Wine of the week: Vision Cellars, 2019 Sonoma Coast, Sonoma County Pinot Noir
Mac McDonald was born the son of a Texas moonshiner. When he was 12, he tasted a bottle of Burgundy and it sealed his fate — he knew then he wanted to be a winemaker.
McDonald is behind our wine of the week winner — the Vision Cellars, 2019 Sonoma Coast, Sonoma County Pinot Noir at $40. It’s a complex pinot weighted to black fruit with feisty blackberry and savory notes in the mix. Balanced, it has bright acidity, a supple texture and a lingering finish. It’s well-crafted and edged out its competitors by over-delivering for a pinot noir at this price.
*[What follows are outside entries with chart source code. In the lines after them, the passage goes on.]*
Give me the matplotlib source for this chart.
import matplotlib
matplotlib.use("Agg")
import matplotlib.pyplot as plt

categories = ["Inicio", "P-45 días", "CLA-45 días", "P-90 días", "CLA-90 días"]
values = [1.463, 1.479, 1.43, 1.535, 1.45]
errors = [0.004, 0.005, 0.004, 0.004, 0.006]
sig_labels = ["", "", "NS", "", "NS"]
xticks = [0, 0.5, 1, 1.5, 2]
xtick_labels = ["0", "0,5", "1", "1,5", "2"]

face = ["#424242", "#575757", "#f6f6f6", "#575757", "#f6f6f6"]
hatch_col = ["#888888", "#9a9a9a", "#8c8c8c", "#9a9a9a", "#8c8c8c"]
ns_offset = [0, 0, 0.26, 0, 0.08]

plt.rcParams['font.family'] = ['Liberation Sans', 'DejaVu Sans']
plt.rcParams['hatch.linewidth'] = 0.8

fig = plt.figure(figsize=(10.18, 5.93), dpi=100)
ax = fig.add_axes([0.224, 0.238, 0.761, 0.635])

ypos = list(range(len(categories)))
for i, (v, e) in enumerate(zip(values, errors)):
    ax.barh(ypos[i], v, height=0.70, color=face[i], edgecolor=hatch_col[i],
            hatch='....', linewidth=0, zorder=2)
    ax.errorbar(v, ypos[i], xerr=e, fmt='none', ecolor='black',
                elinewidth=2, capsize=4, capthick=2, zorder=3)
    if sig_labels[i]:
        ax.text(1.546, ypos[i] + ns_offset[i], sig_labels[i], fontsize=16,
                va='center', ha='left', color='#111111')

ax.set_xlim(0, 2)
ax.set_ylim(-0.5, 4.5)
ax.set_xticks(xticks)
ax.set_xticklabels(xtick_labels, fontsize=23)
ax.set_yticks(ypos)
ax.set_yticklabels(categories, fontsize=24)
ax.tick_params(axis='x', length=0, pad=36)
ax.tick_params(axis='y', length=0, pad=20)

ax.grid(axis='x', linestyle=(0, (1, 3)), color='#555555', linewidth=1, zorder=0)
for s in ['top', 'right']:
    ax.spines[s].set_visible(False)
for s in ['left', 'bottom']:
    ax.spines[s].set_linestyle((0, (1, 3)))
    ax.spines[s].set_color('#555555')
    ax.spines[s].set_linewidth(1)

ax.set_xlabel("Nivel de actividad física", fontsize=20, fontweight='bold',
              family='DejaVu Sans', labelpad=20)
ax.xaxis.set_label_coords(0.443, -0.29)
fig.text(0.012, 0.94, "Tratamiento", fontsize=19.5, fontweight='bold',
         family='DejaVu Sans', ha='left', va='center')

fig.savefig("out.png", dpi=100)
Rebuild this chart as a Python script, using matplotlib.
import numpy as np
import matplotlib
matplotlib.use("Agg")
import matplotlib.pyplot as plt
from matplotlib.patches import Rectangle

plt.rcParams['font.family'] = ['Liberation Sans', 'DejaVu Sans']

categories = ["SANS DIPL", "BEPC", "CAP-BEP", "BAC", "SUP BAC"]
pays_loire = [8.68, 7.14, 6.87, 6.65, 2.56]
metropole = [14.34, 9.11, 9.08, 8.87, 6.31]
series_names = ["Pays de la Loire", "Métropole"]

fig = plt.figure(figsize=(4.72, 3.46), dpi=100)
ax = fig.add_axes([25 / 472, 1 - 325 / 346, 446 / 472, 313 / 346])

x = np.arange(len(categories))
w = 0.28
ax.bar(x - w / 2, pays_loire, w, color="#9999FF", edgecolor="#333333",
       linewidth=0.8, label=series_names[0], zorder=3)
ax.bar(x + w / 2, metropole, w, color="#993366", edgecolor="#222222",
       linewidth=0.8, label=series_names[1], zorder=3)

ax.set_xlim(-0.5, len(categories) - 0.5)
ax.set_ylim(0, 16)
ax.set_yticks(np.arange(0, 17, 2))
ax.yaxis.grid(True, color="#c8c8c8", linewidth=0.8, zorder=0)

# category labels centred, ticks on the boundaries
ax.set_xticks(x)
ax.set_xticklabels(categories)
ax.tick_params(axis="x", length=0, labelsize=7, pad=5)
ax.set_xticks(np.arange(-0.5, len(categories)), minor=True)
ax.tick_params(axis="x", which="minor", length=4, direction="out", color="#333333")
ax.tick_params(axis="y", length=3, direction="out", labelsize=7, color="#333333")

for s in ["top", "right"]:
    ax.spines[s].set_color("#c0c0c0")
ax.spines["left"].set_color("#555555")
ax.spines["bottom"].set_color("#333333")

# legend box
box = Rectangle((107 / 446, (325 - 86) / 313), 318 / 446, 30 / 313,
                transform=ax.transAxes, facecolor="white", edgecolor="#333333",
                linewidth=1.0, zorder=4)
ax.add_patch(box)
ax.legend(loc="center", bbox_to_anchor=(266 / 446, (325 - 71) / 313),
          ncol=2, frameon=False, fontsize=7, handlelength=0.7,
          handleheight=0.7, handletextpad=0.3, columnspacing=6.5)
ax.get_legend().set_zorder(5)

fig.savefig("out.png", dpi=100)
Today, McDonald is known for his lineup of pinot noirs. Even though the grape is well known for being temperamental, he remains undaunted.
The winemaker said pinot noir is a tough grape to grow in the vineyard with pruning, sun exposure and a range of clones to consider. It’s also a challenging varietal to craft in the cellar, he added. There’s a multitude of yeasts to choose from when fermenting the juice and that really affects flavor. But McDonald said he was determined to master the grape of Burgundy so he could “play with the big dogs.
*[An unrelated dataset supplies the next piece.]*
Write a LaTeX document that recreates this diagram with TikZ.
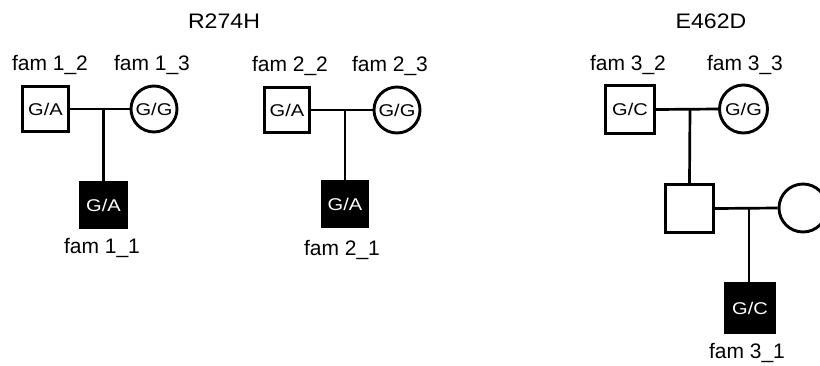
\documentclass[tikz,border=0pt]{standalone}
\usepackage{fontspec}
\setmainfont{Liberation Sans}
\newcommand\genot[1]{\scalebox{1.18}[1]{#1}}
\newcommand\ttl[1]{\scalebox{1.1}[1]{#1}}
\begin{document}
\begin{tikzpicture}[x=1pt,y=-1pt,
  person/.style={draw=black, line width=2.9pt, inner sep=0pt, fill=white,
                 font=\fontsize{17}{17}\selectfont},
  sqsmall/.style={person, rectangle, minimum size=45.5pt},
  cismall/.style={person, circle, minimum size=46pt},
  sqbig/.style={person, rectangle, minimum size=48.5pt},
  cibig/.style={person, circle, minimum size=48pt},
  affected/.style={fill=black, text=white},
  lbl/.style={inner sep=0pt, anchor=base, font=\fontsize{21}{21}\selectfont},
  link/.style={draw=black, line width=2.7pt}
]
\useasboundingbox (0,0) rectangle (820,365);
\clip (0,0) rectangle (820,365);

% titles
\node[lbl] (t1) at (224,28) {\ttl{R274H}};
\node[lbl] (t2) at (711,28) {\ttl{E462D}};

% family 1
\node[sqsmall] (f12) at (45.5,109) {\genot{G/A}};
\node[cismall] (f13) at (154,109) {\genot{G/G}};
\node[sqsmall, affected] (f11) at (103.5,205) {\genot{G/A}};
\coordinate (m1) at (103.5,109);
\draw[link] (f12.east) -- (f13.west);
\draw[link] (m1) -- (f11.north);
\node[lbl] (l12) at (50,70) {fam 1\_2};
\node[lbl] (l13) at (152,70) {fam 1\_3};
\node[lbl] (l11) at (102,253) {fam 1\_1};

% family 2
\node[sqsmall] (f22) at (287,110) {\genot{G/A}};
\node[cismall] (f23) at (397,110) {\genot{G/G}};
\node[sqsmall, affected] (f21) at (345,204) {\genot{G/A}};
\coordinate (m2) at (345,110);
\draw[link] (f22.east) -- (f23.west);
\draw[link] (m2) -- (f21.north);
\node[lbl] (l22) at (290,71) {fam 2\_2};
\node[lbl] (l23) at (390,71) {fam 2\_3};
\node[lbl] (l21) at (342,255) {fam 2\_1};

% family 3
\node[sqbig] (f32) at (630,109.5) {\genot{G/C}};
\node[cibig] (f33) at (743.5,109) {\genot{G/G}};
\node[sqbig] (f3m) at (689.5,208.5) {};
\node[cibig] (f3w) at (803,208) {};
\node[sqbig, affected] (f31) at (750,308) {\genot{G/C}};
\coordinate (m3) at (690,109);
\coordinate (m4) at (749,208);
\draw[link] (f32.east) -- (f33.west);
\draw[link] (m3) -- (f3m.north);
\draw[link] (f3m.east) -- (f3w.west);
\draw[link] (m4) -- (m4 |- f31.north);
\node[lbl] (l32) at (628,70) {fam 3\_2};
\node[lbl] (l33) at (745,70) {fam 3\_3};
\node[lbl] (l31) at (747,358) {fam 3\_1};
\end{tikzpicture}
\end{document}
“My parents taught me if you want to be successful, you have to be persistent and learn as much as you can,” McDonald said. “My high school coach said if you want to be a winemaker, you need to go to California.”
After moving to the Golden State, McDonald met many growers and winemakers, ultimately crossing paths with the Wagner family of Rutherford’s Caymus Vineyards. Those ties remain strong after more than three decades.
After mentoring McDonald for many years, they suggested he get into the wine business. When he said he didn’t have the kind of money necessary to craft wine, the Wagner family helped back him financially, and McDonald and his wife Lil cofounded Vision Cellars in 1995.
“We crafted wine in 1996, but we didn’t release it because it didn’t meet our standards,” McDonald said.
When they bought their land in Sonoma County, they planted a variety of clones of pinot noir in their vineyard.
“My vision of becoming a winemaker was a reality,” McDonald said. “Our first bottling was 1997 pinot noir, and Vision Cellars was born. ... Every year I learn something different. It’s an exciting adventure I look forward to.”
The winemaker again revealed his visionary gift when he founded the Association of African American Vintners in 2002. In 2019, the association decided that wineries don’t need to be owned by people of color to become members, as long as they support diversity and inclusion. With a nod to supporting the Black Lives Matter movement, a growing number of member vintners are not Black.
Championing diversity in the wine industry, McDonald said, is a day-to-day endeavor that deserves to be fought for every day of the year.